▶ **Data shown**:
((
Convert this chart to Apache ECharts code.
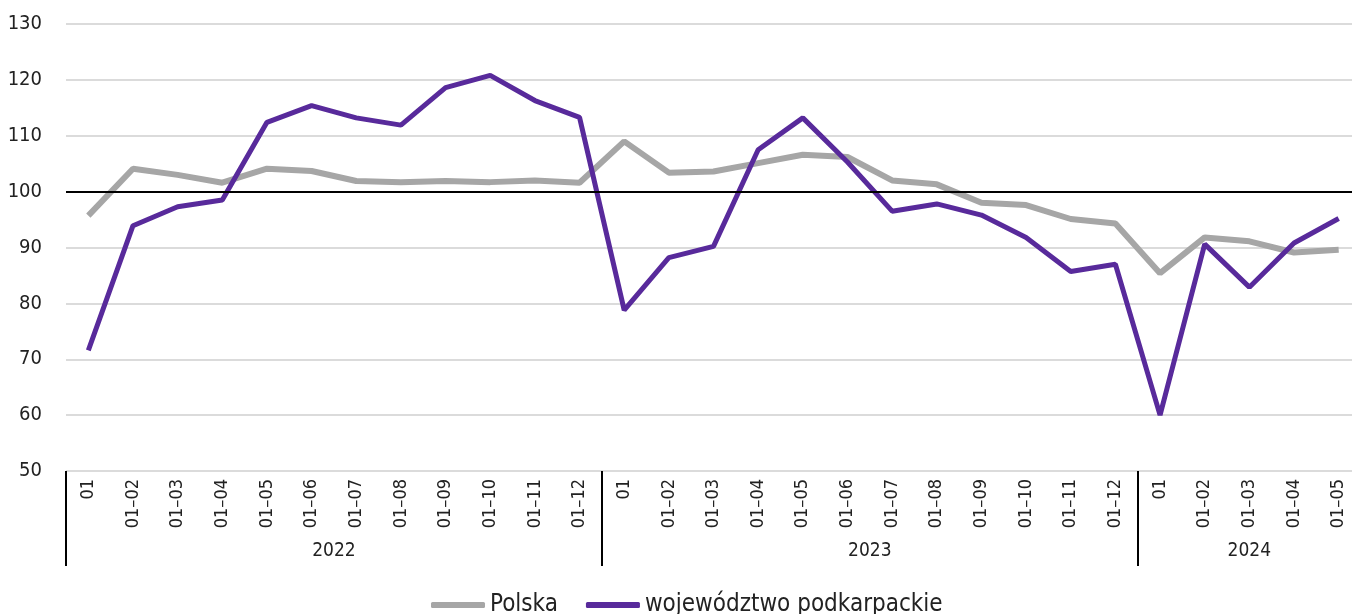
))
((
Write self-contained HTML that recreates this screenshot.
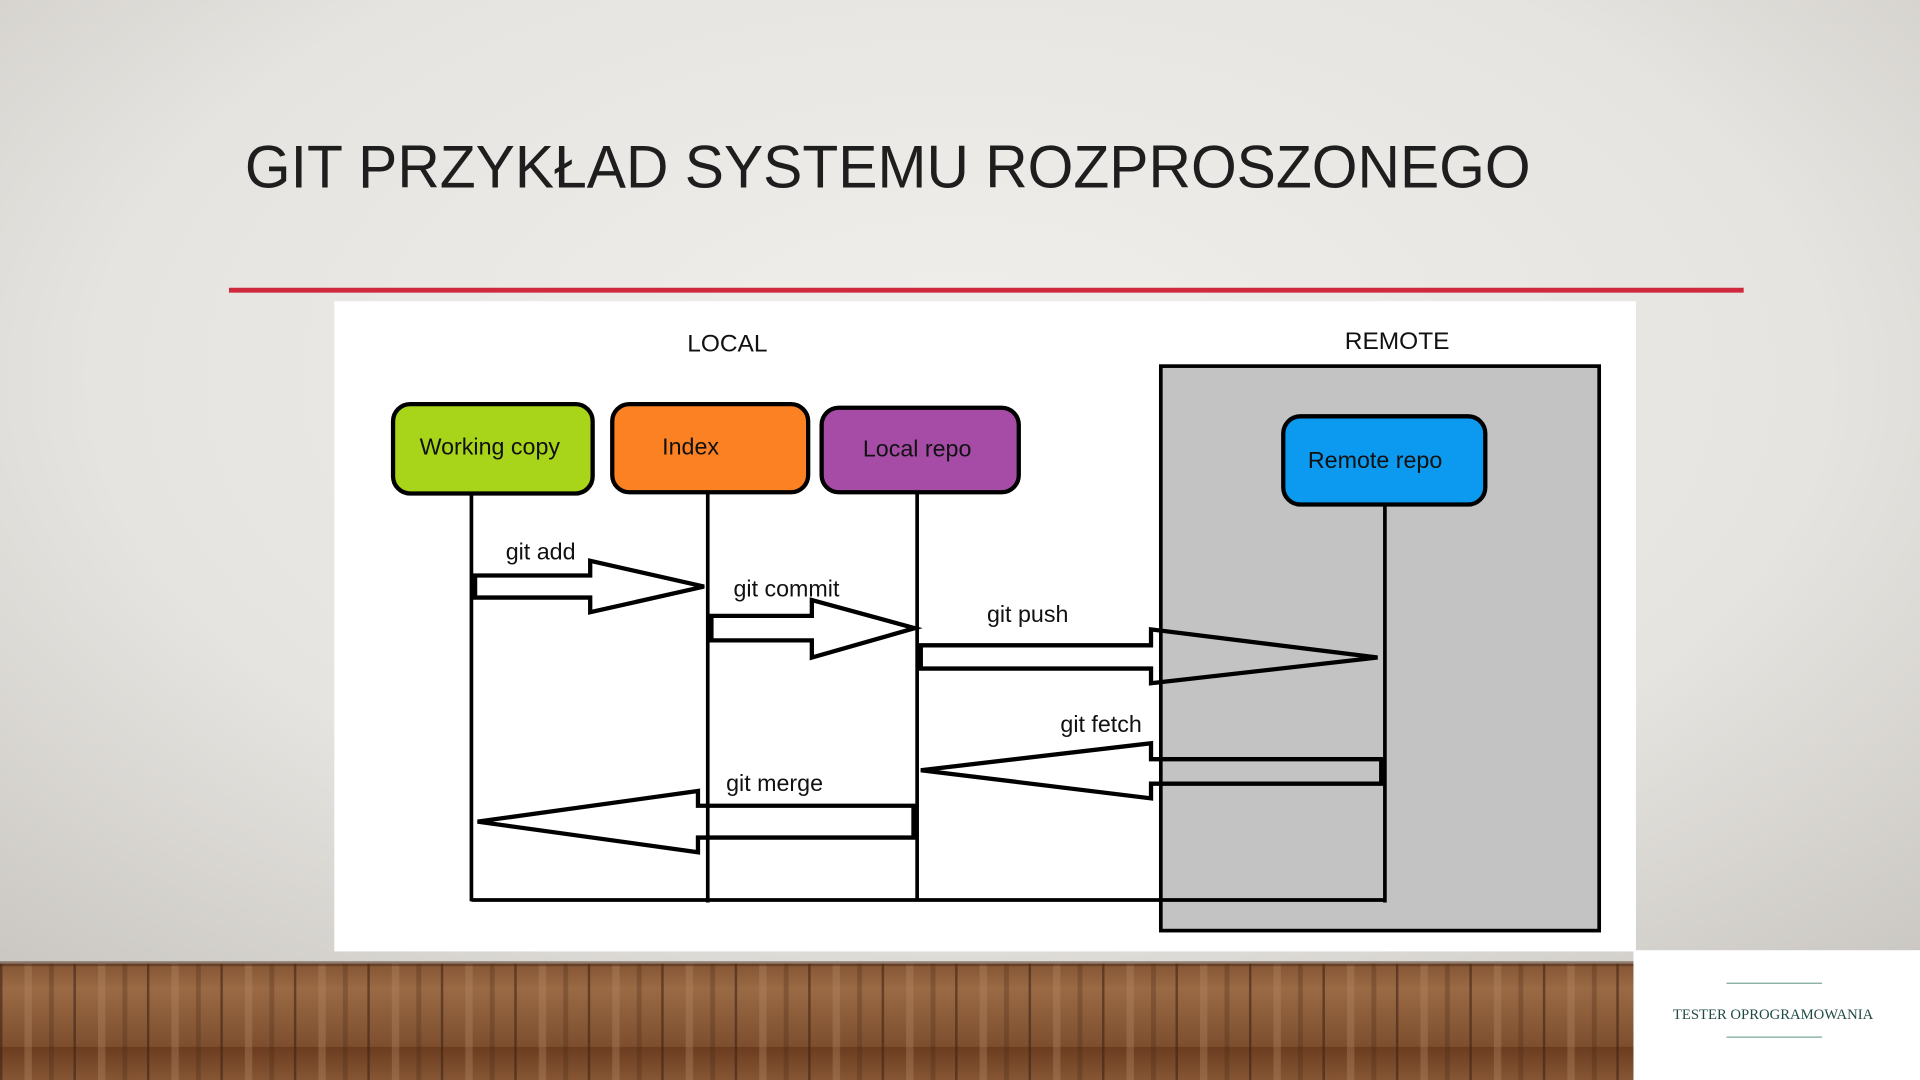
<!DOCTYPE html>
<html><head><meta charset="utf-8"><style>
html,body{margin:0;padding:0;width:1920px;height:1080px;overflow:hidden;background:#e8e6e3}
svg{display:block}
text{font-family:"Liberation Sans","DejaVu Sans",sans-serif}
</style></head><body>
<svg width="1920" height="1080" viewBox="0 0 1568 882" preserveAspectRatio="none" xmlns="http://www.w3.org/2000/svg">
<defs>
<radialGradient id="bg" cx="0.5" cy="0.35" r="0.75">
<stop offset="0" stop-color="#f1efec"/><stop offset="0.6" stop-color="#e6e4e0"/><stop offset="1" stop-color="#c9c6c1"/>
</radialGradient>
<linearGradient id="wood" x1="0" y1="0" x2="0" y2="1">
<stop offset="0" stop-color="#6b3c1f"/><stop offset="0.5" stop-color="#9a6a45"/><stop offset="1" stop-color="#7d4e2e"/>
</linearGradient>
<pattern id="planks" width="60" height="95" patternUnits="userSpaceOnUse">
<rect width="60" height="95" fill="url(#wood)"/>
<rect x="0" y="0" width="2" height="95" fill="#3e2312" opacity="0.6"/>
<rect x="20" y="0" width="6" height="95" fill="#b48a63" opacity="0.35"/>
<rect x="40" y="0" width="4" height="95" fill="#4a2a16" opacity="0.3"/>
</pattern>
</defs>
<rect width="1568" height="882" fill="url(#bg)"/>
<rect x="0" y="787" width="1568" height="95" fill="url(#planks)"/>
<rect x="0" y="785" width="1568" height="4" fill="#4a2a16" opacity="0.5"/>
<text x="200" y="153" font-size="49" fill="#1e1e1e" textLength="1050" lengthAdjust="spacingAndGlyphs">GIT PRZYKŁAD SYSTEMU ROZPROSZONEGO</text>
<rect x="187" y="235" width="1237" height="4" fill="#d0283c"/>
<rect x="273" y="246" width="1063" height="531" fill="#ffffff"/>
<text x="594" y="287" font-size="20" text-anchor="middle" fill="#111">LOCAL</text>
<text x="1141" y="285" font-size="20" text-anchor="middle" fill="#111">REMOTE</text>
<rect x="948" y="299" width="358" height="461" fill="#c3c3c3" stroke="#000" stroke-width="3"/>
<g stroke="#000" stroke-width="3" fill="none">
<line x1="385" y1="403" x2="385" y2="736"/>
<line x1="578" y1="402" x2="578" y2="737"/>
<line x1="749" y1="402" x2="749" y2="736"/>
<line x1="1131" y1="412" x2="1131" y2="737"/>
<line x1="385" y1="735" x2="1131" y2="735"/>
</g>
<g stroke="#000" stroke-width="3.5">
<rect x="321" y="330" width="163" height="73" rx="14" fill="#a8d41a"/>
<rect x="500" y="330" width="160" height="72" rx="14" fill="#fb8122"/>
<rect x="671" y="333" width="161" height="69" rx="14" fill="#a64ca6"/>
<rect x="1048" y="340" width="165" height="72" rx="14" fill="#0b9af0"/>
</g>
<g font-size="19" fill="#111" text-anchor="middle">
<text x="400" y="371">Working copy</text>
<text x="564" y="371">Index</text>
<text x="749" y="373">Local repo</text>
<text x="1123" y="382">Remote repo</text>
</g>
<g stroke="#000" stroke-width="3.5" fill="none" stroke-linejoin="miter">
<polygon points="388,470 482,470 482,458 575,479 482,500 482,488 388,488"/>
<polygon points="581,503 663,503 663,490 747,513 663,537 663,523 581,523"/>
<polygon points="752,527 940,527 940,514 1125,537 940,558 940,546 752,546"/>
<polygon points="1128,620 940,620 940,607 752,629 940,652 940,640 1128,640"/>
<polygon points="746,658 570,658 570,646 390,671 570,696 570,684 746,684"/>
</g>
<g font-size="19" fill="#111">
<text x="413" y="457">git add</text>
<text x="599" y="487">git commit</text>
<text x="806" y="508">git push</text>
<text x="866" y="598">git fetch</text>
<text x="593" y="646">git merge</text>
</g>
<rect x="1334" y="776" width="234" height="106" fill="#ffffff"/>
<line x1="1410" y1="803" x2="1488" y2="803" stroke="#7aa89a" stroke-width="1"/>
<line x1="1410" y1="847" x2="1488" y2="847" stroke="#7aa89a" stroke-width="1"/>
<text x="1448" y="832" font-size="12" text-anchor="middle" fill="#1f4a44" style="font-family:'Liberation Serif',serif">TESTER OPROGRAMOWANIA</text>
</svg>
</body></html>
))
▶ **The exercise**:
From the entries above, collect every line with the string "this" in it.

▶ **Expected answer**:
Convert this chart to Apache ECharts code.
Write self-contained HTML that recreates this screenshot.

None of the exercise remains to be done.